Nurullah BERK, Sanat Dünyamız, Sayı 9, Ocak 1977
"... Sanatçı var, dönemini kapatmış, diyeceğini demiş, tarih olmuştur. Adı
tarih sayfalarında, eserleri müzelerdedir artık. Kişiliği, getirdiği 'mesaj' dar bir
çerçevenin içinde sıkışıp kalmıştır. Sanatçı var, her dönemde yaşar,
kişiliği yılların üstünde, hep bugünündür. İşte Hüseyin Avni Lifij bu
sonunculardandır. 1914 kuşağı diye andığımız empresyonist grubun en güçlüsü
olarak yaşamıyor günümüzde sadece, geniş bir kültürün verdiği kaygılar,
duyarlı bir mizacın uyandırdığı sorular, sanat tekniğinin tüm aşamalarından
geçmiş bir kişiliğin ürünü eserlerle de yaşıyor."
.....
"Arkadaşlarının pek önemsemedikleri 'desen'i sanatının temeli bilmişti.
Arkadaşları acele çiziktirilmiş desenleri boyanın tatlı renkleriyle örtmede acele
ederken, o, önündeki modelin, kişinin, görünümünün çizgi yapısını tesbit
ederdi ilkin. Füzenle, karakalemle, pastelle meydana getirdiği desenlerin ustalığına,
biçim bilgisine, ışık ve gölge dağıtımındaki güce bugün de şaşarız."
“There are artists which have closed their period, said what to say,
and has been history.
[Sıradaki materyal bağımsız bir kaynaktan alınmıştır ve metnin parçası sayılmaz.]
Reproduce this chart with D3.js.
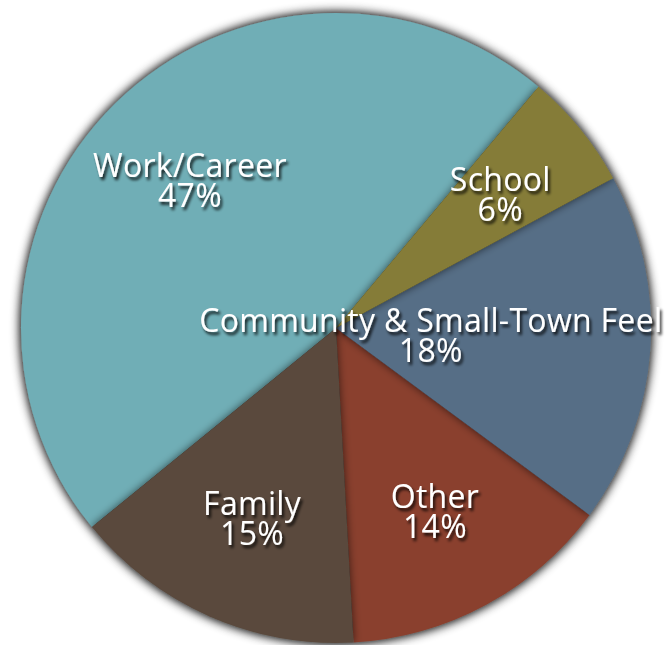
<!DOCTYPE html>
<html>
<head>
<meta charset="utf-8">
<script src="https://cdn.jsdelivr.net/npm/d3@7/dist/d3.min.js"></script>
<style>
  html, body { margin: 0; padding: 0; background: #ffffff; }
  svg { display: block; }
</style>
</head>
<body>
<svg id="chart" width="670" height="645"></svg>
<script>
// Reasons for living in the community (share of responses, %)
const categories = ["Work/Career", "School", "Community & Small-Town Feel", "Other", "Family"];
const values = [47, 6, 18, 14, 15];
const valueLabels = ["47%", "6%", "18%", "14%", "15%"];

const colors = {
  "Work/Career": "#70aeb6",
  "School": "#857c38",
  "Community & Small-Town Feel": "#566e86",
  "Other": "#8a402e",
  "Family": "#5a4a3e"
};

// Slices are stacked so each one's shadow falls on its neighbours
const drawOrder = ["Work/Career", "Other", "Community & Small-Town Feel", "Family", "School"];

const width = 670, height = 645;
const cx = 336, cy = 328, radius = 315;
const startDeg = 230.8;

const svg = d3.select("#chart");
const defs = svg.append("defs");

// soft glow around the whole disc
const glow = defs.append("filter").attr("id", "glow")
  .attr("x", "-20%").attr("y", "-20%").attr("width", "140%").attr("height", "140%");
glow.append("feGaussianBlur").attr("in", "SourceAlpha").attr("stdDeviation", 6).attr("result", "b");
glow.append("feComponentTransfer").attr("in", "b")
  .append("feFuncA").attr("type", "linear").attr("slope", 0.9);

// shadow each slice casts onto the slices below it
const sliceShadow = defs.append("filter").attr("id", "sliceShadow")
  .attr("x", "-30%").attr("y", "-30%").attr("width", "160%").attr("height", "160%");
sliceShadow.append("feGaussianBlur").attr("in", "SourceAlpha").attr("stdDeviation", 4).attr("result", "b");
sliceShadow.append("feComponentTransfer").attr("in", "b").attr("result", "s")
  .append("feFuncA").attr("type", "linear").attr("slope", 0.6);
const m1 = sliceShadow.append("feMerge");
m1.append("feMergeNode").attr("in", "s");
m1.append("feMergeNode").attr("in", "SourceGraphic");

// dark drop shadow behind the white labels
const textShadow = defs.append("filter").attr("id", "textShadow")
  .attr("x", "-20%").attr("y", "-40%").attr("width", "140%").attr("height", "180%");
textShadow.append("feGaussianBlur").attr("in", "SourceAlpha").attr("stdDeviation", 1.6).attr("result", "b");
textShadow.append("feOffset").attr("in", "b").attr("dx", 2).attr("dy", 2.5).attr("result", "o");
textShadow.append("feComponentTransfer").attr("in", "o").attr("result", "s")
  .append("feFuncA").attr("type", "linear").attr("slope", 0.85);
const m2 = textShadow.append("feMerge");
m2.append("feMergeNode").attr("in", "s");
m2.append("feMergeNode").attr("in", "SourceGraphic");

const data = categories.map((c, i) => ({ category: c, value: values[i], label: valueLabels[i] }));

const start = startDeg * Math.PI / 180;
const pie = d3.pie().sort(null).value(d => d.value)
  .startAngle(start).endAngle(start + 2 * Math.PI);
const arcs = pie(data);

const arc = d3.arc().innerRadius(0).outerRadius(radius);

const g = svg.append("g").attr("transform", `translate(${cx},${cy})`);

g.append("circle").attr("r", radius).attr("fill", "#000").attr("filter", "url(#glow)");

const byName = new Map(arcs.map(a => [a.data.category, a]));
g.selectAll("path.slice")
  .data(drawOrder.map(n => byName.get(n)))
  .join("path")
  .attr("class", "slice")
  .attr("d", arc)
  .attr("fill", d => colors[d.data.category])
  .attr("filter", "url(#sliceShadow)");

// label distance from the centre
const labelRadius = c => c === "Community & Small-Town Feel" ? 95 : (c === "School" ? 212 : 208);

const labels = g.selectAll("g.label")
  .data(arcs)
  .join("g")
  .attr("class", "label")
  .attr("transform", d => {
    const r = labelRadius(d.data.category);
    const p = d3.arc().innerRadius(r).outerRadius(r).centroid(d);
    return `translate(${p[0]},${p[1]})`;
  })
  .attr("filter", "url(#textShadow)");

labels.selectAll("text")
  .data(d => [d.data.category, d.data.label])
  .join("text")
  .attr("text-anchor", "middle")
  .attr("font-family", "'Open Sans', 'Liberation Sans', sans-serif")
  .attr("font-size", 32)
  .attr("letter-spacing", 0.3)
  .attr("fill", "#ffffff")
  .attr("x", 0)
  .attr("y", (t, i) => i === 0 ? -3 : 27)
  .text(t => t);
</script>
</body>
</html>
Their name is on the history pages and in museums now. The
personality and the message has been jammed in a narrow frame. On the other hand, there
are artists which live in all periods, their personality is over the years and always
today’s. Avni Lifij belongs to the latter group. He does not live in our world only as
the strongest one of the group of 1914, but also with his works being products of a
personality which developed with worries given by a wide culture, questions awakened by a
sensitive nature and gone through all phases of techniques of art.”
.....
“He has taken drawing, belittled by his painter friends, as the base of his art. While
his friends hurried to cover quickly drawn drawings with the paints sweet colours, he was
first determining his models view’s outline and construction. We still are astonished
about the strength of his distribution of light and shadow, form knowledge his skill in
his drawings made with füzen, charcoal and pastel.”